Why You Probably Don’t Need The Extra Protein/Protein Powder.

With the winter season upon us, I find many people may turn to meat-based dishes to beat the cold. This usually occurs  in parallel to a general obsession I often observe with protein powders and other protein-enhanced products.

Don’t get me wrong, dietary protein is important but it is also probably the most over hyped and over marketed macronutrient.  The supplement industry has led many people to believe that an extremely high protein intake, provided in part by protein supplements, is the critical component to athletic performance and a lean physique.

You can also catch me discussing this topic on YouTube

Despite popular belief, a protein supplement is never going to be the decisive component separating a fit from an average person.

Rather, it is the body of work of training and dietary practices that have taken place over a long period of time that make this determination.

Even though active people do need more protein (more on this to follow), the reality is that most of us get enough protein through our diet and will not gain any additional benefit from protein supplementation or focused efforts on increased protein consumption.

In case you were wondering, the average adult needs about .8 grams of protein per KG body weight. This ends up being around 55 grams of protein for an average male and 45 grams for an average female.

The list below will show you that is not that hard to hit and surpass those targets,

Protein Value of Common Foods

75 grams of Meat/Fish/Poultry – 21 grams protein

2 whole Eggs – 12 grams protein

¾ cup Lentils/Chickpeas – 12 grams protein

1 cup Cow’s Milk/Soy Milk– ~8 grams protein

150 grams Tofu ( ½ brick~) – 21 grams protein

¾ cup Yogurt – 8 grams protein

¼ cup Nuts or Seeds – 7 grams protein

Long story short, protein intake is probably not a concern for you.

With that being said, there are some important things about it that you should know.

For example, the one thing that you may have heard about protein is that it is beneficial to consume about 15-25 grams within 2 hours of training.

This is certainly true, as doing so is known to enhance our bodies muscle protein synthesis.

Does that mean you need to get that protein from a protein supplement? 

No, you are much better off acquiring that protein from whole foods, unless you are in a situation where you cannot access anything for an extended period of time.

Why do I say this?

When you rely on on protein powder rather than whole foods, you may be getting the protein but you are missing out on so many important nutrients. For example, if you think it is reasonable to replace milk or milk alternative with a protein powder, you are missing out on an opportunity to get a good dose of calcium, vitamin D and potassium.

Interestingly enough, these are three of the nutrients that some Canadian’s may struggle with in their diets.

The same can be said for using protein powder to replace protein from meat, fish, legumes or tofu. You are losing out on so many important nutrients when you do this and I must insist you do not make a habit of it.
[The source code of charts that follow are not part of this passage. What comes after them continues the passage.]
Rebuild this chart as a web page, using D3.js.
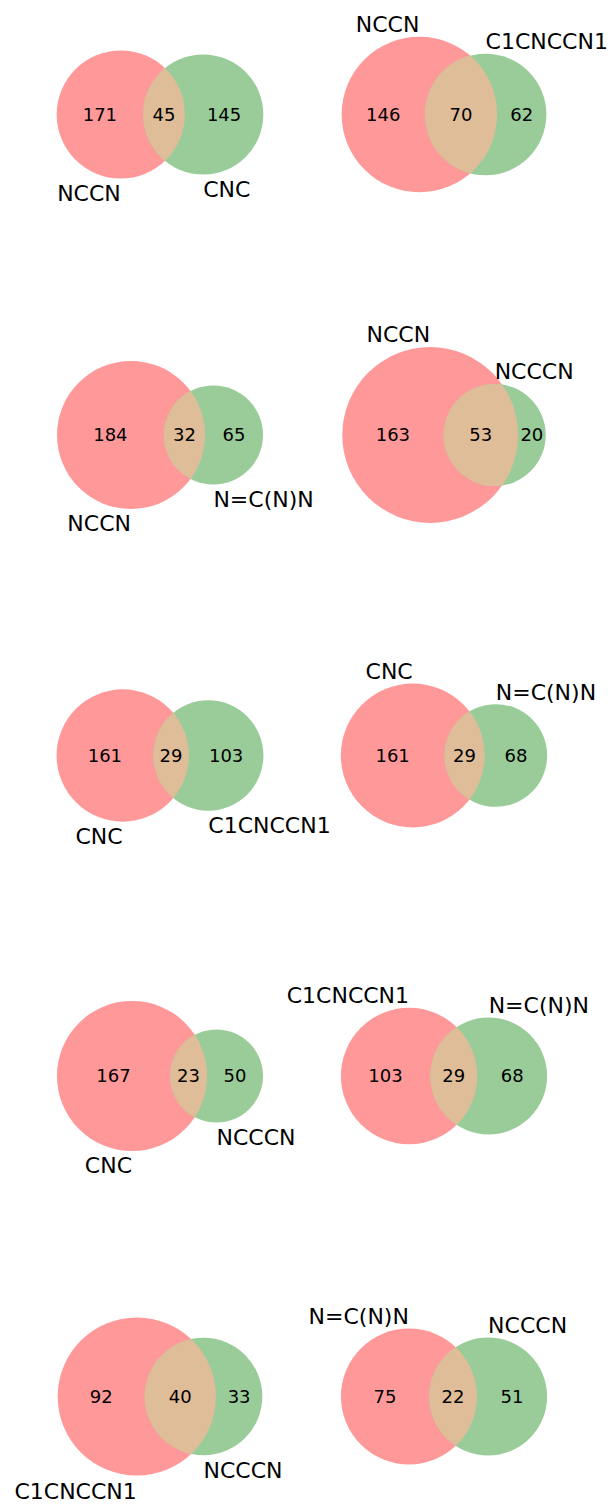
<!DOCTYPE html>
<html>
<head>
<meta charset="utf-8">
<script src="https://cdn.jsdelivr.net/npm/d3@7"></script>
<style>
  body { margin: 0; background: #fff; }
  text { font-family: "DejaVu Sans", sans-serif; fill: #000; }
</style>
</head>
<body>
<div id="main-chart"></div>
<script>
// one entry per venn panel, read left to right, top to bottom
const setA = ["NCCN", "NCCN", "NCCN", "NCCN", "CNC", "CNC", "CNC", "C1CNCCN1", "C1CNCCN1", "N=C(N)N"];
const setB = ["CNC", "C1CNCCN1", "N=C(N)N", "NCCCN", "C1CNCCN1", "N=C(N)N", "NCCCN", "N=C(N)N", "NCCCN", "NCCCN"];
const onlyA = [171, 146, 184, 163, 161, 161, 167, 103, 92, 75];
const both = [45, 70, 32, 53, 29, 29, 23, 29, 40, 22];
const onlyB = [145, 62, 65, 20, 103, 68, 50, 68, 33, 51];
const labelSide = ["below", "above", "below", "above", "below", "above", "below", "above", "below", "above"];

const width = 613;
const height = 1505;
const colCenters = [160, 444];
const rowTop = 114.5;
const rowStep = 320.5;
const cellW = 236;
const cellH = 260;
const numSize = 18;
const labelSize = 22;

const colorA = "#ff9999";
const colorB = "#99cc99";
const colorAB = "#e0bd99";

// area of the lens between two circles at distance d
const lensArea = (r1, r2, d) => {
  if (d >= r1 + r2) return 0;
  if (d <= Math.abs(r1 - r2)) return Math.PI * Math.min(r1, r2) ** 2;
  const a1 = Math.acos((d * d + r1 * r1 - r2 * r2) / (2 * d * r1));
  const a2 = Math.acos((d * d + r2 * r2 - r1 * r1) / (2 * d * r2));
  return (
    r1 * r1 * (a1 - Math.sin(2 * a1) / 2) + r2 * r2 * (a2 - Math.sin(2 * a2) / 2)
  );
};

const findDistance = (r1, r2, area) => {
  let lo = Math.abs(r1 - r2);
  let hi = r1 + r2;
  for (let i = 0; i < 80; i++) {
    const mid = (lo + hi) / 2;
    if (lensArea(r1, r2, mid) > area) lo = mid;
    else hi = mid;
  }
  return (lo + hi) / 2;
};

const layout = (i) => {
  const total = onlyA[i] + both[i] + onlyB[i];
  const rA = Math.sqrt((onlyA[i] + both[i]) / total / Math.PI);
  const rB = Math.sqrt((onlyB[i] + both[i]) / total / Math.PI);
  const d = findDistance(rA, rB, both[i] / total);
  const minX = Math.min(-rA, d - rB);
  const maxX = Math.max(rA, d + rB);
  const rMax = Math.max(rA, rB);
  const bw = maxX - minX + 0.2;
  const bh = 2 * rMax + 0.2;
  const s = Math.min(cellW / bw, cellH / bh);
  const cx = colCenters[i % 2];
  const cy = rowTop + rowStep * Math.floor(i / 2);
  const x = d3
    .scaleLinear()
    .domain([minX - 0.1, maxX + 0.1])
    .range([cx - (bw * s) / 2, cx + (bw * s) / 2]);
  const y = d3
    .scaleLinear()
    .domain([-rMax - 0.1, rMax + 0.1])
    .range([cy + (bh * s) / 2, cy - (bh * s) / 2]);
  return { rA, rB, d, x, y, s };
};

const drawPanel = (g, i) => {
  const { rA, rB, d, x, y, s } = layout(i);
  const id = `clip-a-${i}`;

  g.append("clipPath")
    .attr("id", id)
    .append("circle")
    .attr("cx", x(0))
    .attr("cy", y(0))
    .attr("r", rA * s);

  g.append("circle")
    .attr("cx", x(0))
    .attr("cy", y(0))
    .attr("r", rA * s)
    .attr("fill", colorA);

  g.append("circle")
    .attr("cx", x(d))
    .attr("cy", y(0))
    .attr("r", rB * s)
    .attr("fill", colorB);

  g.append("circle")
    .attr("cx", x(d))
    .attr("cy", y(0))
    .attr("r", rB * s)
    .attr("fill", colorAB)
    .attr("clip-path", `url(#${id})`);

  const numbers = [
    { v: onlyA[i], pos: (-rA + d - rB) / 2 },
    { v: both[i], pos: (d - rB + rA) / 2 },
    { v: onlyB[i], pos: (rA + d + rB) / 2 },
  ];

  g.selectAll(".num")
    .data(numbers)
    .join("text")
    .attr("class", "num")
    .attr("x", (n) => x(n.pos))
    .attr("y", y(0))
    .attr("dy", "0.35em")
    .attr("text-anchor", "middle")
    .attr("font-size", numSize)
    .text((n) => n.v);

  const pad = ((rA + rB) / 2) * 0.1 * s;
  const labels = [
    { t: setA[i], cx: 0, r: rA, anchor: "end" },
    { t: setB[i], cx: d, r: rB, anchor: "start" },
  ];

  g.selectAll(".set-label")
    .data(labels)
    .join("text")
    .attr("class", "set-label")
    .attr("x", (l) => x(l.cx))
    .attr("y", (l) =>
      labelSide[i] === "below"
        ? y(-l.r) + pad + 0.729 * labelSize
        : y(l.r) - pad * 0.7
    )
    .attr("text-anchor", (l) => l.anchor)
    .attr("font-size", labelSize)
    .text((l) => l.t);
};

const svg = d3
  .select("#main-chart")
  .append("svg")
  .attr("width", width)
  .attr("height", height);

svg
  .selectAll(".panel")
  .data(d3.range(setA.length))
  .join("g")
  .attr("class", "panel")
  .each(function (i) {
    drawPanel(d3.select(this), i);
  });
</script>
</body>
</html>
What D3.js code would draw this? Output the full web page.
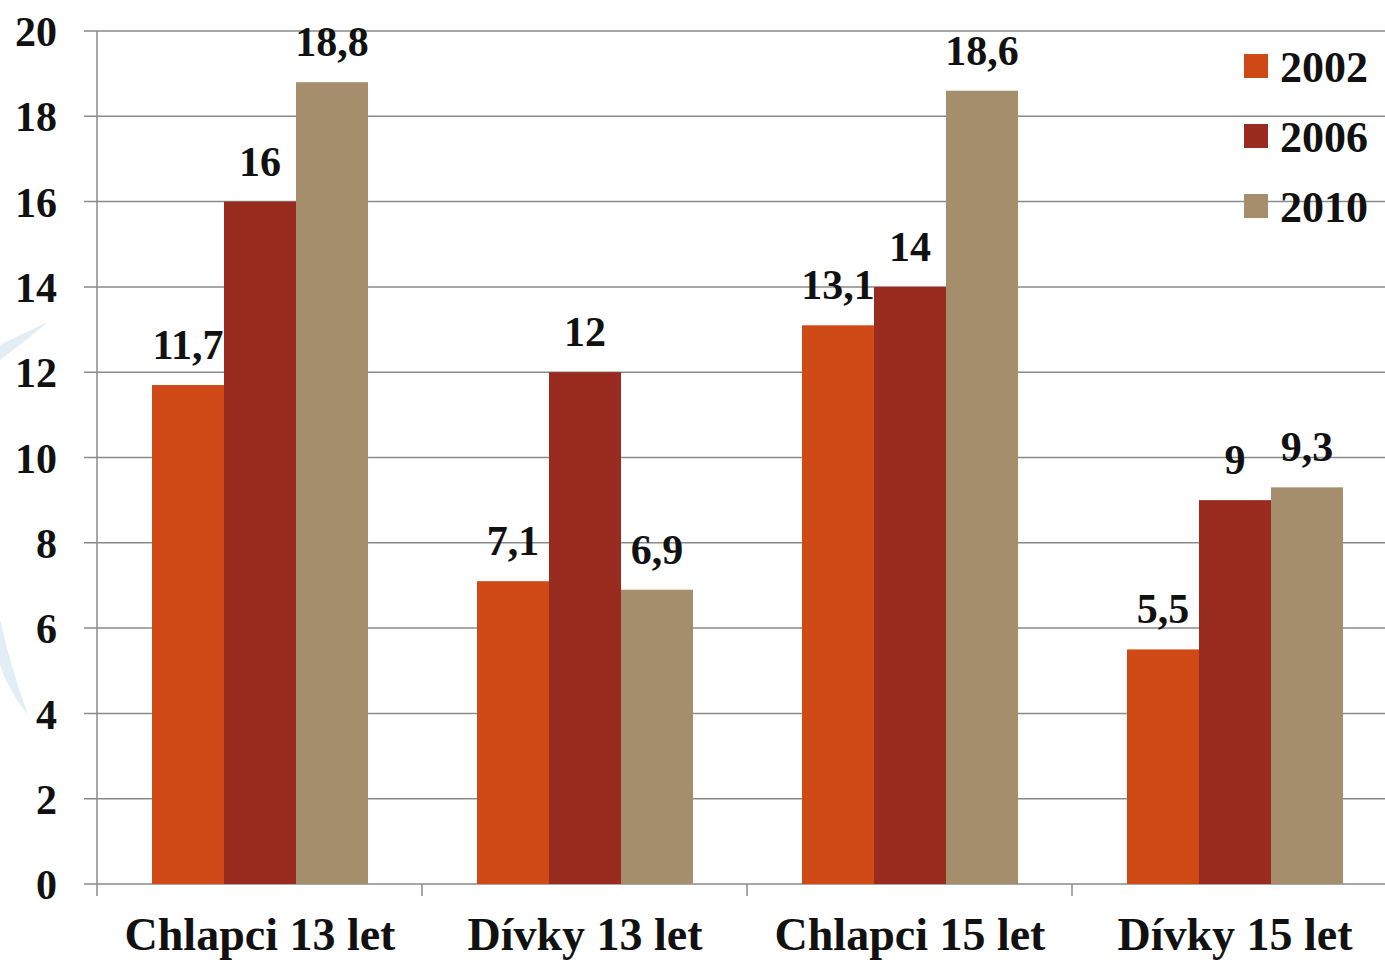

Carbs and Protein work TOGETHER

There appears to be an overwhelming public sentiment that carbs are bad and protein is king.  If you are of this belief, you should know that if you do not consume enough carbohydrates the protein you consume may be utilized for energy rather than muscle building (protein synthesis). In other words, carbohydrates spare the body from needing to use protein for energy, and allow it to be used ( as intended) for protein/muscle synthesis and other functions.

Protein in Athletes

Very active people and especially athletes are often the exception when it comes to food intake. Simply put, they need more to accommodate the demands they place on their body. Depending on a variety of factors, including training intensity, an athlete can expect to require anywhere between 1.2 to 2 grams of protein per KG body weight.  Strength-based athletes will usually require protein on the higher end of this spectrum, as opposed to endurance-based athletes.

Although this  greater than the average person, many of the principles I have already discussed apply. It is advisable to achieve this protein intake through the consumption of whole foods. Supplements should only be relied on if contextual factors make it difficult to eat appropriately.

Carbohydrates should not be sacrificed for a greater protein intake unless exceptional circumstances are presented (ie: reducing energy intake as a result of a sudden injury)

In regards to timing of intake, the best evidence suggests to include protein at meals that are spread throughout at the day, including following training or competition.

Concluding Remarks

The great majority of people out there who are reading this have an adequate protein intake and should not rely on, or expect, an additional benefit from protein supplementation.

If you plan to engage in a greater level of physical activity, a modest increase in protein, fat and carbohydrate intake will help to account for the additional energy expenditure.

For most people, protein, although extremely important, is not the missing link between themselves and their ideal physique.